On Tue, 2005-09-27 at 20:56 -0700, Jim Fenton wrote:
The threat analysis is really a requirements document. It neither rules
in or rules out the use of things not currently in the DKIM
specification, such as revocation identifiers or SSP alternatives,
because these are choices that might be made in the design phase.
Threat analysis should not overlook or dismiss deficiencies. Issues
raised were specifically in regard to elements lacking in the current
draft's threat response. As described, these are not extensive
modifications. Nevertheless, integrity of the defense should be more
prominent in a threat analysis and a requirements document.
Actually this document goes somewhat beyond a pure requirements document
because it does discuss the effectiveness of a particular existing
design, dkim-base-00 and dkim-ssp-00, in responding to these threats.
This is intended to illustrate the approximate effectiveness of
something that approximates DKIM, to show (hopefully) that it does
something useful and is worthy of the formation of a working group. It
is not intended to preclude further improvement of the specifications.
SSP requires considerable support and overhead introducing mailbox-
domain authorization registrations. Contrast either rigid or open-ended
mailbox-domain authorizations to bindings of correspondent identifiers
directly obtainable from signed messages. In addition, mailbox-domain
authorization includes risk where reputation accrual may be unfairly
based upon exploitable authorizations. Either choice of a rigid or an
open-ended authorization scheme reduces email delivery integrity.
While considering effective responses to threats, DKIM should also
strive to reduce costs incurred by recipients to ensure successful
deployment. Reduction of collateral blocking represents a cost savings.

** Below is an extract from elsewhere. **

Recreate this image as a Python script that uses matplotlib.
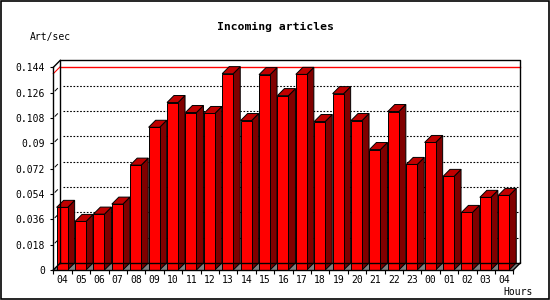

Reduction in reliance upon third-party reputation or filtering services
would be another. In addition to providing an effective threat
response, there are cost benefits derived from inclusion of an opaque-
identifier and a responsive opaque-identifier revocation mechanism.
Without ensuring effective defenses against expected threats, reputation
of the sender becomes worthless and DKIM can not be sustained. Reliance
upon third-party filtering services would not be a compelling. Support
issues when changing normal practices would also risk deployment.